Hedge fund definition

a privately-owned fund which pools money from a limited number of investors with the objective of maximizing returns in bull and bear markets


What is a hedge fund?

Hedge funds are commonly registered as a limited partnership (LP) or a limited liability company (LLC). As the name implies, the investor’s liability in both structures is limited, and they are shielded against future actions from creditors. Investing in hedge funds is allowed for accredited investors with a certain level of income and assets required for investing in such a fund.

Because of the limited financial regulation, hedge fund managers have opportunities to invest in different financial assets and instruments. They can invest in futures, forwards contracts, options, stocks, different debt instruments etc. They can even short stocks - which means selling a stock at a higher price and buying the stock at a lower price. With such a wide variety of financial instruments, hedge funds managers are also able to achieve positive returns in times when the market is moving downwards. Alternatively, managers can increase the risk level of the fund but offer higher returns for investors.

Fees charged by hedge funds

Fees charged by investment funds have an influence on the overall return for investors. Hedge funds managers charge two basic types of fees. The first one is an asset management fee, which can be up to 2% per year. The manager receives this fee when the hedge fund is making a positive return as well as when the fund is recording negative results. A performance fee is the second type. This fee is usually around 20% of the profit made by the hedge fund. These fees, paid to the manager of a hedge fund, are sometimes referred to as “2 and 20”. Investing in hedge funds with such high fees is one of the reasons why these funds are available only to wealthy, accredited investors.

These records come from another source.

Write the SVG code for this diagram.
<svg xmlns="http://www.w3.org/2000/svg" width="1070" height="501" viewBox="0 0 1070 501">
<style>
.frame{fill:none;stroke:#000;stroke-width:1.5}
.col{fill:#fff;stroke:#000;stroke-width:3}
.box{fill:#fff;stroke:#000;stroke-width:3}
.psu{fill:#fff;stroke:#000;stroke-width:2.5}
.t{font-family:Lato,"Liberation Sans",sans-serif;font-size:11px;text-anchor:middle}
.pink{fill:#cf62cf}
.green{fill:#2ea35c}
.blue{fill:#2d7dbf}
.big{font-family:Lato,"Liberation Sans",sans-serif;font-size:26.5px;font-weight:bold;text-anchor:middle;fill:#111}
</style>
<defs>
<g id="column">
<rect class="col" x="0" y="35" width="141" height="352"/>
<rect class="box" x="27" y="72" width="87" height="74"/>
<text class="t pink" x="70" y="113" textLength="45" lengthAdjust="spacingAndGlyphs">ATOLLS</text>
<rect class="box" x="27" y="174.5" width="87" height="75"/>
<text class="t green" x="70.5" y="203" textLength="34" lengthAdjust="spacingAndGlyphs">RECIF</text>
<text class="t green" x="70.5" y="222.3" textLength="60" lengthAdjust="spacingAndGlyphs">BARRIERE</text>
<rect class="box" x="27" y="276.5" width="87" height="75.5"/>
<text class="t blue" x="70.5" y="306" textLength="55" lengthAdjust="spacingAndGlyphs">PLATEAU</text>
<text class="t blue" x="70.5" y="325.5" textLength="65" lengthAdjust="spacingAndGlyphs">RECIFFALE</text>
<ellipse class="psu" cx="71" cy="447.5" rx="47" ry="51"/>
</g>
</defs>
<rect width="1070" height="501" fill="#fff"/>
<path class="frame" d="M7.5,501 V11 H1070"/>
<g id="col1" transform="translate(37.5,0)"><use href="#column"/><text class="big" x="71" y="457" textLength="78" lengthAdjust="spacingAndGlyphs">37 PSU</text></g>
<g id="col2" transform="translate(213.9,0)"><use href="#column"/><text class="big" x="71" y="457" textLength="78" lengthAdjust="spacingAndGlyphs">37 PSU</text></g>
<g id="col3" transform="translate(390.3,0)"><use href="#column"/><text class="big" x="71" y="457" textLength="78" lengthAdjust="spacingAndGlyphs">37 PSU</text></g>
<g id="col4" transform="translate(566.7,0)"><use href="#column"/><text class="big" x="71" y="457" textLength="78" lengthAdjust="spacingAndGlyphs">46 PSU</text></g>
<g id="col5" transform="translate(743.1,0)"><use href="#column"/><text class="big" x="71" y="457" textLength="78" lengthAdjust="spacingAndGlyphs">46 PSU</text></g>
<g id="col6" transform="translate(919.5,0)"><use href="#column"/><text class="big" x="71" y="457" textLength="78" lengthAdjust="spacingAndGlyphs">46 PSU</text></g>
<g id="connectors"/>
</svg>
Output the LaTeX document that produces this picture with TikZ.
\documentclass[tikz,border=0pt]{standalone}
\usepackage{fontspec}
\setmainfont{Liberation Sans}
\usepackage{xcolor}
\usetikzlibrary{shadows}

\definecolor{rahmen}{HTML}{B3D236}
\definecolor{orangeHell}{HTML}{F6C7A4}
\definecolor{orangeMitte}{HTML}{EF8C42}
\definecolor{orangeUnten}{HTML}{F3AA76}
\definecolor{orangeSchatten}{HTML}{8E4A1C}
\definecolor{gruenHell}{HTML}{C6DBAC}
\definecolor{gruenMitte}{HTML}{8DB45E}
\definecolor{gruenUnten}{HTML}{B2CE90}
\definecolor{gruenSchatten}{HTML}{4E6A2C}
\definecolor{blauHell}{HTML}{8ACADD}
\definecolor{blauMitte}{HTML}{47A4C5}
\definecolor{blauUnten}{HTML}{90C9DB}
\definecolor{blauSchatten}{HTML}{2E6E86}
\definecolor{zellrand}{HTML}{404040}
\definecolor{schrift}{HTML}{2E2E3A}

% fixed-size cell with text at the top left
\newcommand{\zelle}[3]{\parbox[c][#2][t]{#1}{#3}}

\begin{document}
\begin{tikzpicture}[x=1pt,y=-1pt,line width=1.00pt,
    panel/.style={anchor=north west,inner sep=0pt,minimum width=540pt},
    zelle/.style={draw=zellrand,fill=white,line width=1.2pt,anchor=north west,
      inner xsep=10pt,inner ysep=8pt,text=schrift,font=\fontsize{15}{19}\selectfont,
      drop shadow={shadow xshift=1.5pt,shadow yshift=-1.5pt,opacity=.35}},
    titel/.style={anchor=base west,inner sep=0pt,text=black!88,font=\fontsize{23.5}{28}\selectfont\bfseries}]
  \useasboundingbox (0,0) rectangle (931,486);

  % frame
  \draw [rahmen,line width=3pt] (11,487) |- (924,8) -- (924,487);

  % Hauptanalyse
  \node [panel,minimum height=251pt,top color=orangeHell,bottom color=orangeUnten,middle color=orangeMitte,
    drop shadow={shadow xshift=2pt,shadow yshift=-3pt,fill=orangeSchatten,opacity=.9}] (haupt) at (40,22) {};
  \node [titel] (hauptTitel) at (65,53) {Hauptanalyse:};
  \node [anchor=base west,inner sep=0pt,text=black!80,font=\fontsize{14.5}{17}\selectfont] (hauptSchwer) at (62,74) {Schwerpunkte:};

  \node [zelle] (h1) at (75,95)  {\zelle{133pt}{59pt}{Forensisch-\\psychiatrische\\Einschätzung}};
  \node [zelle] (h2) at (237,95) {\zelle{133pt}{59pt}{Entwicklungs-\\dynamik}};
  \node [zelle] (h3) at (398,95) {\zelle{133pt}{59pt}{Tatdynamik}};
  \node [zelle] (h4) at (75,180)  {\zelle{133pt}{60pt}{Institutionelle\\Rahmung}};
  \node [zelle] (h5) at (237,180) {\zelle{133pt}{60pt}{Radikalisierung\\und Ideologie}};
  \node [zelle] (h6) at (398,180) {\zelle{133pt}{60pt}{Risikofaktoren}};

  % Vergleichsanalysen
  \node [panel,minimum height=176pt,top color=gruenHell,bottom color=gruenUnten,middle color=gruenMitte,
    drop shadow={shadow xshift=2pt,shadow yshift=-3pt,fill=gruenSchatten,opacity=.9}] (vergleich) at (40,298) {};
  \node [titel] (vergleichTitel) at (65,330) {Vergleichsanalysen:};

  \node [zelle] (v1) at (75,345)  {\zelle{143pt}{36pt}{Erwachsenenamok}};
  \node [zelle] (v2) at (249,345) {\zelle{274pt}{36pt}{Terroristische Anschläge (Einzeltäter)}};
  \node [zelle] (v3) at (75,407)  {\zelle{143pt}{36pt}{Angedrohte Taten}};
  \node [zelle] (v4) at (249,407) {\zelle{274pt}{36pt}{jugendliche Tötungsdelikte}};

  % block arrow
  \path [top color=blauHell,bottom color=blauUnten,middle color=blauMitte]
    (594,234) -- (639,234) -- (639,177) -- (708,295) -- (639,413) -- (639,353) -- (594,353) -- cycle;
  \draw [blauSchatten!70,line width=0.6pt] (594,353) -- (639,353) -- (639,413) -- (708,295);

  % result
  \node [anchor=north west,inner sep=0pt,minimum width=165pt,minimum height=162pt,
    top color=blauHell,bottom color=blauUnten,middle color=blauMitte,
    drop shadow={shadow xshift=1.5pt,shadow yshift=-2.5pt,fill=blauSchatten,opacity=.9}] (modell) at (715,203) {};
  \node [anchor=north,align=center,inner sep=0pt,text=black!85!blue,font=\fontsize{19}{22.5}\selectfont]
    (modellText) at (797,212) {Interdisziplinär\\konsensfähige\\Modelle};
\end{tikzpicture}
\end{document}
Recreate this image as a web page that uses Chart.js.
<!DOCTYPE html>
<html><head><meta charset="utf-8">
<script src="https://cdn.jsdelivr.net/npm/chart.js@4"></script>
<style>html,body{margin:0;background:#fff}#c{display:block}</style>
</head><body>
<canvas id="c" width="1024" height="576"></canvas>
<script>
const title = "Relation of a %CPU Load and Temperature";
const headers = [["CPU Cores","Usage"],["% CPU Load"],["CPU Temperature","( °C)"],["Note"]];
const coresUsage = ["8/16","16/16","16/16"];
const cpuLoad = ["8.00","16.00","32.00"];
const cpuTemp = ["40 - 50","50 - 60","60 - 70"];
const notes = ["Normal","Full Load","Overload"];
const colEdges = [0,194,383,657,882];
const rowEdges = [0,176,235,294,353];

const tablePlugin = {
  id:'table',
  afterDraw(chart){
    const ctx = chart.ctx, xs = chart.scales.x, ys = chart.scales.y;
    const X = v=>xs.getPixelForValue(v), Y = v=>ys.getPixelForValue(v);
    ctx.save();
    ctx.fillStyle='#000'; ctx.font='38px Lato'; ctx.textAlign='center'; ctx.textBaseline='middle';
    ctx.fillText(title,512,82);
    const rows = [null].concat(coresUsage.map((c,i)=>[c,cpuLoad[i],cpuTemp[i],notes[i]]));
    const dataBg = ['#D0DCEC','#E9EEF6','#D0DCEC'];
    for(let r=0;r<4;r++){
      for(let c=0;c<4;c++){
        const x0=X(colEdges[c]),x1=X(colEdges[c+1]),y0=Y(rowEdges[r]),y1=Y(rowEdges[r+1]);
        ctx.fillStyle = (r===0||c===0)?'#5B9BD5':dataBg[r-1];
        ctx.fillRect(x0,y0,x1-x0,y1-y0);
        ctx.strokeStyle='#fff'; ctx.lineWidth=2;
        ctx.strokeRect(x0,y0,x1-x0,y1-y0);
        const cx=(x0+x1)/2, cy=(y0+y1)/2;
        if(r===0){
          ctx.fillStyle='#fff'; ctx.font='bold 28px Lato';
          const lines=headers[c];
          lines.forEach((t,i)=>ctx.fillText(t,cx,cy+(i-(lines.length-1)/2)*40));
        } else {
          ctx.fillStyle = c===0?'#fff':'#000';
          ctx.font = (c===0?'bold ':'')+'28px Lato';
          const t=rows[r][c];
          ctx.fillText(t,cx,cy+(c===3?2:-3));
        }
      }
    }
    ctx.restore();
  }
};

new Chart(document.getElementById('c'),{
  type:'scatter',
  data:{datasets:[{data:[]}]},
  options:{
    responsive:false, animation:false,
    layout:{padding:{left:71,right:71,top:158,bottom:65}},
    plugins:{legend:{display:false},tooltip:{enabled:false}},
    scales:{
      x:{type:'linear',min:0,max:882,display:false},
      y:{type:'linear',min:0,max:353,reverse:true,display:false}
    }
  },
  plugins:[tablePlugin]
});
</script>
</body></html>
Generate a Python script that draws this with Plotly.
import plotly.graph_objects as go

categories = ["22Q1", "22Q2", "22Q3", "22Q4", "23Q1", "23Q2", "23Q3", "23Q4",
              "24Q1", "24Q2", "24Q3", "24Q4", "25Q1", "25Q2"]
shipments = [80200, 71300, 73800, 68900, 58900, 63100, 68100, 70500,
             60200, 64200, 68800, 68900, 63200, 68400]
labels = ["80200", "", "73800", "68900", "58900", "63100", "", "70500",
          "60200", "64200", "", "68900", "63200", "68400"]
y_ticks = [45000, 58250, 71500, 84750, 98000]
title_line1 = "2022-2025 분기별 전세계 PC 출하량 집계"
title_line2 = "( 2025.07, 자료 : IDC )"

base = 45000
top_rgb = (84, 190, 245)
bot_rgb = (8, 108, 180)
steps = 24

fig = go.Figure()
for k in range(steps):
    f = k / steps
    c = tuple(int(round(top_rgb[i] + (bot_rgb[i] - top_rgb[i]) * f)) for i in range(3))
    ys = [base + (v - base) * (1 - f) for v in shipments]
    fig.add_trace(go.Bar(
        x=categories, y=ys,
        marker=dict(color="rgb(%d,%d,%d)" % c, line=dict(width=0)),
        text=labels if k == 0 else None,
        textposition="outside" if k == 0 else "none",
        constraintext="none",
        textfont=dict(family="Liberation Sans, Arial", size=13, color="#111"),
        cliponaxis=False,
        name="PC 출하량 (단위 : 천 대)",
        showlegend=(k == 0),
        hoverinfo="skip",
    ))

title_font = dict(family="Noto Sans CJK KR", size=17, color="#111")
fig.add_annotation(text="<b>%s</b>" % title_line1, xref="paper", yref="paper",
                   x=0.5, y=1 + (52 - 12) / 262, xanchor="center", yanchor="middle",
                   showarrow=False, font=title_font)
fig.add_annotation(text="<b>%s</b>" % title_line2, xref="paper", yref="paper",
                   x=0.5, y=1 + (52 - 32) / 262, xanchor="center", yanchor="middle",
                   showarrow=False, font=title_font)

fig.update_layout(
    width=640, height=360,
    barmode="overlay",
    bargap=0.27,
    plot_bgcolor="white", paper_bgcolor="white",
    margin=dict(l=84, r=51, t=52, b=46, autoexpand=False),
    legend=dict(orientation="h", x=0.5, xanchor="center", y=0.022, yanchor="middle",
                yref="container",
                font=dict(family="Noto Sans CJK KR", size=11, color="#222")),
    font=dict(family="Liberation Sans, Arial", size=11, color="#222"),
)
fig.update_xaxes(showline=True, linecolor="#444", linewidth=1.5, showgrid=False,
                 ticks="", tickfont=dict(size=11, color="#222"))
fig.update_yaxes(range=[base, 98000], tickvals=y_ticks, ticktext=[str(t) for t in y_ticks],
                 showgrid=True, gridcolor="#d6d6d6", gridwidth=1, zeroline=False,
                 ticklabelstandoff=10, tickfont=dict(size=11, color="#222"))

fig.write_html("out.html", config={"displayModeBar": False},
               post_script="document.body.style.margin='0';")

Difference between a hedge fund and a mutual fund

At first glance, hedge funds and mutual funds appear to be similar as they both involve investors pooling money with the expectation of making profits in the future. But there are some significant differences. While hedge funds only accept accredited investors, mutual funds pool money from both wealthy and small investors. Moreover, mutual funds have a higher level of liquidity, which means investors can easily sell or buy ownership in the fund because they are traded daily. Lastly, another major difference is that hedge funds are riskier but can also make higher returns because of the instruments available and aggressive investment strategies.